Netflix (NASDAQ:NFLX) has been trying out several innovative approaches to forget last year’s horror scenario when the stock price fell to unseen depths during a mass subscriber exodus. While shares have been healthier this year, high content prices and big foreign investments mean the company’s accounts are far from full fitness. And analysts remain wary, calling the company’s stock ‘risky.’
“The stock is likely to be extremely volatile because everything is based on perceptions of profitability several years down the line, which can change significantly,” said Andy Hargreaves, an analyst with Pacific Crest Securities, who owns the stock.

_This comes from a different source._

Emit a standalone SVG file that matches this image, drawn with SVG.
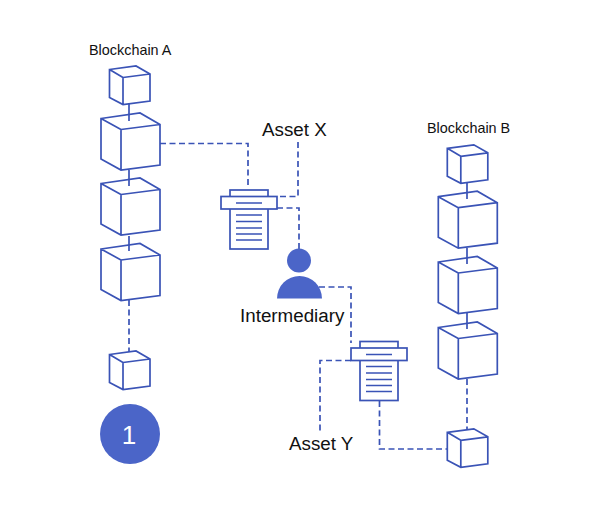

In its first-quarter earnings report, expected early next week, Netflix is expected to report a loss of 27 cents per share. While revenue is expected to grow to $869 million, heavy advertising spending and the costs associated with the content partnership with Starz are likely to pull earnings down. Liberty Media’s (NASDAQ:LMCA) Starz has licensing rights to many Disney (NYSE:DIS) movies, but Netflix was unable to agree on a new deal with the company, and ultimately lost access to that premium content.

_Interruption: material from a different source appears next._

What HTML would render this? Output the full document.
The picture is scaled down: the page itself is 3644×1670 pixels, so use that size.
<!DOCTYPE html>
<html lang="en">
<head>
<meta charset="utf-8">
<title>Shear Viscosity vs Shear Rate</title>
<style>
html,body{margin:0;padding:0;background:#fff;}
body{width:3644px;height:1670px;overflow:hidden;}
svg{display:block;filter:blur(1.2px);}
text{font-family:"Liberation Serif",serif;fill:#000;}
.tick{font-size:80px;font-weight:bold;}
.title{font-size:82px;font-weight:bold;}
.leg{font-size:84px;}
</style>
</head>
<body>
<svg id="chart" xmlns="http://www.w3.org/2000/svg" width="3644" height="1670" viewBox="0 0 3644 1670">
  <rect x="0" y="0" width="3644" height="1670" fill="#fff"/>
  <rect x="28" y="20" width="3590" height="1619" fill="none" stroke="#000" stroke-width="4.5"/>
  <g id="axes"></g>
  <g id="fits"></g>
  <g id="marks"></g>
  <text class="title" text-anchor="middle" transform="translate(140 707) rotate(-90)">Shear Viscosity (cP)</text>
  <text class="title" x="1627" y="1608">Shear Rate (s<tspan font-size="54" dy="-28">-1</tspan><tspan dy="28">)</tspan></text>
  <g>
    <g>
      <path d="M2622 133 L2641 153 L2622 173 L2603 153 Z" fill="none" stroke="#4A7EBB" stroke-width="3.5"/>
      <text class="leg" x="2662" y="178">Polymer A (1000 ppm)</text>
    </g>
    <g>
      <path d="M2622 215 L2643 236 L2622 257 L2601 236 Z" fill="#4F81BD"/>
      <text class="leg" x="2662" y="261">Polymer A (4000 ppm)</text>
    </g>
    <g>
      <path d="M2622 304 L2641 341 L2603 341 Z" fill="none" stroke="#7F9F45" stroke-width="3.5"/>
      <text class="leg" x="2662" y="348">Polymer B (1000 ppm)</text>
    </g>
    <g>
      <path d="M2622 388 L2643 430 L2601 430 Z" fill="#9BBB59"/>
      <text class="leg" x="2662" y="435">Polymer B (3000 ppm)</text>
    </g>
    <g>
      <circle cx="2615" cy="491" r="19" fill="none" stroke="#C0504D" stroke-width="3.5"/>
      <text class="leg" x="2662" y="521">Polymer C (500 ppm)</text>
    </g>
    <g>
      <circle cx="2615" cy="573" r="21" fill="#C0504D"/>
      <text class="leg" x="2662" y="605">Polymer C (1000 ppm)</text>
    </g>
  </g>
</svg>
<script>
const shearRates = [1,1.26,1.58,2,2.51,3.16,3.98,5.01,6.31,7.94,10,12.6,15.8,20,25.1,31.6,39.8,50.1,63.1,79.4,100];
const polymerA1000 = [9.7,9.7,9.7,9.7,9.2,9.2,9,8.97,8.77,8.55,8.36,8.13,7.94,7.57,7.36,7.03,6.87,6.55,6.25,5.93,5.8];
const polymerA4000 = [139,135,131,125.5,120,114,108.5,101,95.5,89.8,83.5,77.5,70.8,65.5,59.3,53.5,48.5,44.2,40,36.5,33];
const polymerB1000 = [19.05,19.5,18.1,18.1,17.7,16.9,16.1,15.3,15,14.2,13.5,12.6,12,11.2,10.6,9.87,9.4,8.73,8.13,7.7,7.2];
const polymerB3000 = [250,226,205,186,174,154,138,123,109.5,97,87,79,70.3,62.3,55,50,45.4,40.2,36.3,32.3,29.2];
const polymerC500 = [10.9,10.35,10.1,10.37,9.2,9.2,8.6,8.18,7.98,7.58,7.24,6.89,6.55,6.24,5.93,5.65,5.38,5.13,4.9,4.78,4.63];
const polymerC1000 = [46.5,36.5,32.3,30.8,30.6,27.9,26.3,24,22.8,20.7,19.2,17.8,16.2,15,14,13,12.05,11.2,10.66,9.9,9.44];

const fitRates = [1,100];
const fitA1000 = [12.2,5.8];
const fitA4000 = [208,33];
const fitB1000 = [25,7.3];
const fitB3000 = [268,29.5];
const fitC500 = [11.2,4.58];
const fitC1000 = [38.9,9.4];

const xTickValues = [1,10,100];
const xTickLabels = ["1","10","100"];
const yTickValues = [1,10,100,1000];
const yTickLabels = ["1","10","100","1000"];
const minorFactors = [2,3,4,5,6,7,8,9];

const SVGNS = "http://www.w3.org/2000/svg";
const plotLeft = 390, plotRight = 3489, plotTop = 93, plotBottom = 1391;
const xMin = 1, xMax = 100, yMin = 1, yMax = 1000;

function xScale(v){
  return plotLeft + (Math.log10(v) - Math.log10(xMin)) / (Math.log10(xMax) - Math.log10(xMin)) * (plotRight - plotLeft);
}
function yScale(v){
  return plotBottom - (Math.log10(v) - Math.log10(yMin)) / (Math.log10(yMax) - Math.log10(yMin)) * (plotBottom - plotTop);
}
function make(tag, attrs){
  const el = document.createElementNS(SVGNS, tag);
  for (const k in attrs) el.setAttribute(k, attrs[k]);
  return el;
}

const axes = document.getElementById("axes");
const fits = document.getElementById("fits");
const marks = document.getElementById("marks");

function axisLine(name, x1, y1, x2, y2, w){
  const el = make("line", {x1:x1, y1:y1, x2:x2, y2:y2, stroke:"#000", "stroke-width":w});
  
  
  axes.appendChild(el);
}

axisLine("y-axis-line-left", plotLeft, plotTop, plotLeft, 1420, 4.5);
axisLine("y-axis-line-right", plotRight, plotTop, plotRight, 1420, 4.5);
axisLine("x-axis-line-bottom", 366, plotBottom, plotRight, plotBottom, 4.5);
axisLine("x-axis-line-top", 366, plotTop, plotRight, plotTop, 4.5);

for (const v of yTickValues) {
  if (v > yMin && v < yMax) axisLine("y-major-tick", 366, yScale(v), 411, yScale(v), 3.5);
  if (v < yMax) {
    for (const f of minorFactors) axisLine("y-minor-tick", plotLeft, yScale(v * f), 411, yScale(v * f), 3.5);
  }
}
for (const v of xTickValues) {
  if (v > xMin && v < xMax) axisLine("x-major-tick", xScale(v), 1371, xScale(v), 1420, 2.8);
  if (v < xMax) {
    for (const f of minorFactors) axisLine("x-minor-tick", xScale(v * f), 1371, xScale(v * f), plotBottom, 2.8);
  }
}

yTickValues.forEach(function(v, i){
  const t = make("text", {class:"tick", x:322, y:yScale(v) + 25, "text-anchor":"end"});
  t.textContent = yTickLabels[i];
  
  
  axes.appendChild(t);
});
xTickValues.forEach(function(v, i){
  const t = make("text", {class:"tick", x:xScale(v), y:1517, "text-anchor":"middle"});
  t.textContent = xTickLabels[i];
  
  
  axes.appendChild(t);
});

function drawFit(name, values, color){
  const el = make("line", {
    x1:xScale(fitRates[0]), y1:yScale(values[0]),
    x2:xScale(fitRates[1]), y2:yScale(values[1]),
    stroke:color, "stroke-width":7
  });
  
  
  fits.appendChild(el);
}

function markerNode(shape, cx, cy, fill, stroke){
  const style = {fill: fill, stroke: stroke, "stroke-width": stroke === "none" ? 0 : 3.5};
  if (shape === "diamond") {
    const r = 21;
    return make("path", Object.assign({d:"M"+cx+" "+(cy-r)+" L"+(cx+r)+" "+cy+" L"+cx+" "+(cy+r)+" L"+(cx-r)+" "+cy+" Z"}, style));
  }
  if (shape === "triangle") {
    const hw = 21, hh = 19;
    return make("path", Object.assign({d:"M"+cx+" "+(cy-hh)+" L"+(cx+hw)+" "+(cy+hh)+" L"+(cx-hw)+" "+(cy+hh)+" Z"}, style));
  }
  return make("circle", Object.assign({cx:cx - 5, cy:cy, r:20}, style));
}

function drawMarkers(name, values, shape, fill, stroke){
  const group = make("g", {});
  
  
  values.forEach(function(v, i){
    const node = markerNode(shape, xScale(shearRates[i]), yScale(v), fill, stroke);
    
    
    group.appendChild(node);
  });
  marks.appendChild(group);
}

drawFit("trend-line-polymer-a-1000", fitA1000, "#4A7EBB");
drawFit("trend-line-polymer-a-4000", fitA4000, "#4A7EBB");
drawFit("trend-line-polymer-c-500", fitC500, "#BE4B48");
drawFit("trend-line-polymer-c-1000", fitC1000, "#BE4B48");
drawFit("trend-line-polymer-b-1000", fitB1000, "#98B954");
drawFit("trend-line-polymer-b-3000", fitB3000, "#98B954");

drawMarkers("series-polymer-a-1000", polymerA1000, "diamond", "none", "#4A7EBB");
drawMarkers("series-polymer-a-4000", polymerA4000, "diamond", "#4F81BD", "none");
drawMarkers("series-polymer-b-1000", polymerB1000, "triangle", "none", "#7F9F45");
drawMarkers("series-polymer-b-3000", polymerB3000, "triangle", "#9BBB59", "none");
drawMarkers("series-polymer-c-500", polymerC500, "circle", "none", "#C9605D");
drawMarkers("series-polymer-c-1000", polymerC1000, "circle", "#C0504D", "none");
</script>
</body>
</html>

However, subscribers have now begun returning after a sharp drop-off last year when Netflix increased prices for those who subscribed to both its DVD and online streaming options. The company also faced some major public embarrassment after announcing plans to separate its DVD business under the name Qwikster, and then quickly backtracking.

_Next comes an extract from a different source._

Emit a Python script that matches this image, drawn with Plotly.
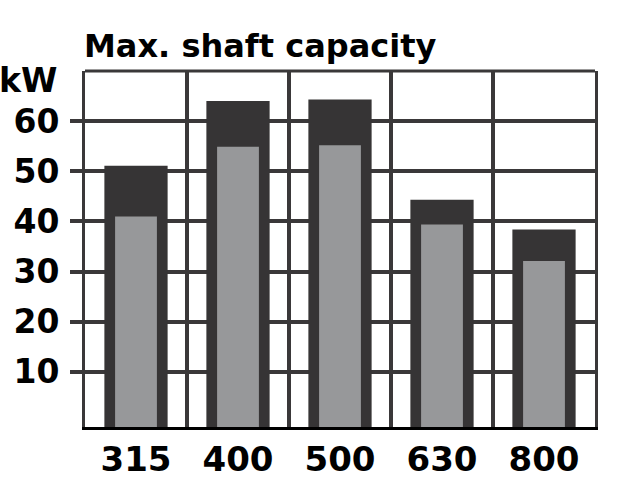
import plotly.graph_objects as go

categories = ["315", "400", "500", "630", "800"]
max_capacity = [51.1, 64.0, 64.3, 44.3, 38.4]
inner_capacity = [41.0, 54.9, 55.2, 39.4, 32.1]
y_ticks = [10, 20, 30, 40, 50, 60]

DARK = "#363435"
LIGHT = "#97989a"
GRID = "#3a3839"

Y_MIN = -1  # frame bottom sits slightly below zero; bars start at the frame
xpos = [i + 0.5 for i in range(len(categories))]

fig = go.Figure()
fig.add_trace(go.Bar(x=xpos, y=[v - Y_MIN for v in max_capacity], base=Y_MIN, width=0.62,
                     marker=dict(color=DARK, line=dict(width=0)), hoverinfo="skip"))
fig.add_trace(go.Bar(x=xpos, y=[v - Y_MIN for v in inner_capacity], base=Y_MIN, width=0.41,
                     marker=dict(color=LIGHT, line=dict(width=0)), hoverinfo="skip"))

W, H = 621, 487
ml, mr, mt, mb = 85, 26, 71, 60
pw, ph = W - ml - mr, H - mt - mb

FONT = "DejaVu Sans"

fig.update_layout(
    width=W, height=H,
    margin=dict(l=ml, r=mr, t=mt, b=mb, pad=0, autoexpand=False),
    barmode="overlay",
    showlegend=False,
    paper_bgcolor="white",
    plot_bgcolor="white",
    title=dict(text="<b>Max. shaft capacity</b>", x=84 / W, xanchor="left", xref="container",
               y=1 - 46 / H, yanchor="middle", yref="container",
               font=dict(family=FONT, size=32, color="black")),
    xaxis=dict(range=[0, len(categories)], tickmode="array", tickvals=xpos, ticktext=categories,
               automargin=False,
               showgrid=False, zeroline=False, ticks="", showline=True, linecolor="black", linewidth=3,
               tickfont=dict(family=FONT, size=34, color="black", weight="bold"),
               ticklabelstandoff=0,
               minor=dict(tickmode="array", tickvals=list(range(1, len(categories))), showgrid=True,
                          gridcolor=GRID, gridwidth=4, ticks="")),
    yaxis=dict(range=[Y_MIN, 70], tickmode="array", tickvals=y_ticks, ticktext=[str(v) for v in y_ticks],
               automargin=False,
               showgrid=True, gridcolor=GRID, gridwidth=4, zeroline=False,
               ticks="outside", ticklen=12, tickwidth=4, tickcolor=GRID,
               showline=True, linecolor=GRID, linewidth=3, mirror=True,
               ticklabelstandoff=4,
               tickfont=dict(family=FONT, size=33, color="black", weight="bold")),
    shapes=[dict(type="line", xref="paper", yref="paper", x0=0, x1=1, y0=1, y1=1,
                 line=dict(color=GRID, width=3))],
    annotations=[dict(text="<b>kW</b>", xref="paper", yref="paper", x=-ml / pw, xanchor="left",
                      xshift=-3,
                      y=(H - mb - 81) / ph, yanchor="middle", showarrow=False,
                      font=dict(family=FONT, size=33, color="black"))],
)

fig.write_html("out.html", config={"displayModeBar": False},
               post_script="document.body.style.margin='0';document.body.style.padding='0';")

The company’s move into original content, which includes both freshly scripted series and new episodes of cancelled sitcoms such as Fox’s (NASDAQ:NWSA) Arrested Development, is also being viewed favorably by analysts. But competition keeps growing, including that from Hulu (NASDAQ:CMCSA) and Amazon (NASDAQ:AMZN), which are gaining major ground of their own.
“The company has staying power, but how much has Netflix bounced back from shooting their toes off in the U.S.?” analyst Steve Frankel asked. “And how aggressive will they be in going after the rest of the world?”
Frankel added that the real value of Netflix’s stock can only be gauged after the company’s plans for international marketing, on which it has been spending big, are revealed.
“I think Netflix is going to stay around the $100 a share range for the foreseeable future,” Sterne Agee analyst Arvind Bhatia said. “There is not a whole lot to more to get excited about just yet.”